**What the task asks:** Below is a listing to write out in full, exactly as given, without its pictures.
■ ■ ■
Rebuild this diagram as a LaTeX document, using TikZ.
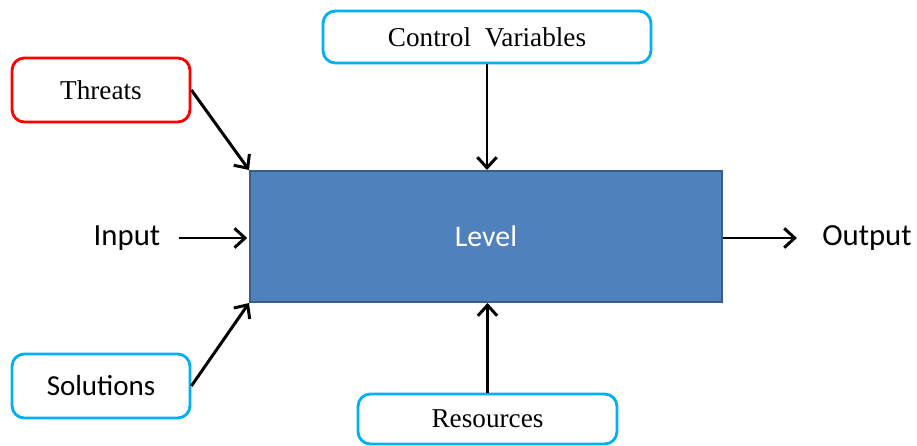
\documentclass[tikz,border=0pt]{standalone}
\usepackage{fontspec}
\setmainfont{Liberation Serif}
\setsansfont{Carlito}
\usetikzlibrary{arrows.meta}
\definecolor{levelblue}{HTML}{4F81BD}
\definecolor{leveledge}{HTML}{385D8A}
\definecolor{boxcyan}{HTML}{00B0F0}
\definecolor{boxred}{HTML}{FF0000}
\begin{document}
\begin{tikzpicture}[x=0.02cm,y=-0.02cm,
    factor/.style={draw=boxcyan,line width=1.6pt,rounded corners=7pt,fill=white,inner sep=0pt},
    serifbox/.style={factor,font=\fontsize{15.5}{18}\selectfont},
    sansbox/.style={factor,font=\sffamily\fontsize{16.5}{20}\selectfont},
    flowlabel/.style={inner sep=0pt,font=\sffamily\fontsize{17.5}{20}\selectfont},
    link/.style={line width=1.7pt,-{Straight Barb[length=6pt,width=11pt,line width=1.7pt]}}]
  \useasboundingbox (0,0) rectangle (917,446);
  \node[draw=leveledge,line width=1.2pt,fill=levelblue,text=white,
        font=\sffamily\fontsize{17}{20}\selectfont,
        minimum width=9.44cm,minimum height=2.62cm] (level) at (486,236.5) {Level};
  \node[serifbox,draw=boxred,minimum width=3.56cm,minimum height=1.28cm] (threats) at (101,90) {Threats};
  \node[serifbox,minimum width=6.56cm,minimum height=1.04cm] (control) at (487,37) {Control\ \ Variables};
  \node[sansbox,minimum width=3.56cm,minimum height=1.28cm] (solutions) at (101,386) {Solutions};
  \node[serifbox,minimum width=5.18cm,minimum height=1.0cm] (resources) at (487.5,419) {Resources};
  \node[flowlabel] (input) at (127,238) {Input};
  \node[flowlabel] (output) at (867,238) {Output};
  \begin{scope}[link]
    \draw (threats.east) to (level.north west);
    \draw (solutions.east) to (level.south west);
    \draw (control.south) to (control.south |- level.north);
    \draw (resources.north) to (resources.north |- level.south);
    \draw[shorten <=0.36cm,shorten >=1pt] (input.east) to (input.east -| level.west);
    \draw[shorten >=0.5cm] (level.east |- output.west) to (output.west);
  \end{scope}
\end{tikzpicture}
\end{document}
■ ■ ■
**Answer to this problem:**
Rebuild this diagram as a LaTeX document, using TikZ.
\documentclass[tikz,border=0pt]{standalone}
\usepackage{fontspec}
\setmainfont{Liberation Serif}
\setsansfont{Carlito}
\usetikzlibrary{arrows.meta}
\definecolor{levelblue}{HTML}{4F81BD}
\definecolor{leveledge}{HTML}{385D8A}
\definecolor{boxcyan}{HTML}{00B0F0}
\definecolor{boxred}{HTML}{FF0000}
\begin{document}
\begin{tikzpicture}[x=0.02cm,y=-0.02cm,
    factor/.style={draw=boxcyan,line width=1.6pt,rounded corners=7pt,fill=white,inner sep=0pt},
    serifbox/.style={factor,font=\fontsize{15.5}{18}\selectfont},
    sansbox/.style={factor,font=\sffamily\fontsize{16.5}{20}\selectfont},
    flowlabel/.style={inner sep=0pt,font=\sffamily\fontsize{17.5}{20}\selectfont},
    link/.style={line width=1.7pt,-{Straight Barb[length=6pt,width=11pt,line width=1.7pt]}}]
  \useasboundingbox (0,0) rectangle (917,446);
  \node[draw=leveledge,line width=1.2pt,fill=levelblue,text=white,
        font=\sffamily\fontsize{17}{20}\selectfont,
        minimum width=9.44cm,minimum height=2.62cm] (level) at (486,236.5) {Level};
  \node[serifbox,draw=boxred,minimum width=3.56cm,minimum height=1.28cm] (threats) at (101,90) {Threats};
  \node[serifbox,minimum width=6.56cm,minimum height=1.04cm] (control) at (487,37) {Control\ \ Variables};
  \node[sansbox,minimum width=3.56cm,minimum height=1.28cm] (solutions) at (101,386) {Solutions};
  \node[serifbox,minimum width=5.18cm,minimum height=1.0cm] (resources) at (487.5,419) {Resources};
  \node[flowlabel] (input) at (127,238) {Input};
  \node[flowlabel] (output) at (867,238) {Output};
  \begin{scope}[link]
    \draw (threats.east) to (level.north west);
    \draw (solutions.east) to (level.south west);
    \draw (control.south) to (control.south |- level.north);
    \draw (resources.north) to (resources.north |- level.south);
    \draw[shorten <=0.36cm,shorten >=1pt] (input.east) to (input.east -| level.west);
    \draw[shorten >=0.5cm] (level.east |- output.west) to (output.west);
  \end{scope}
\end{tikzpicture}
\end{document}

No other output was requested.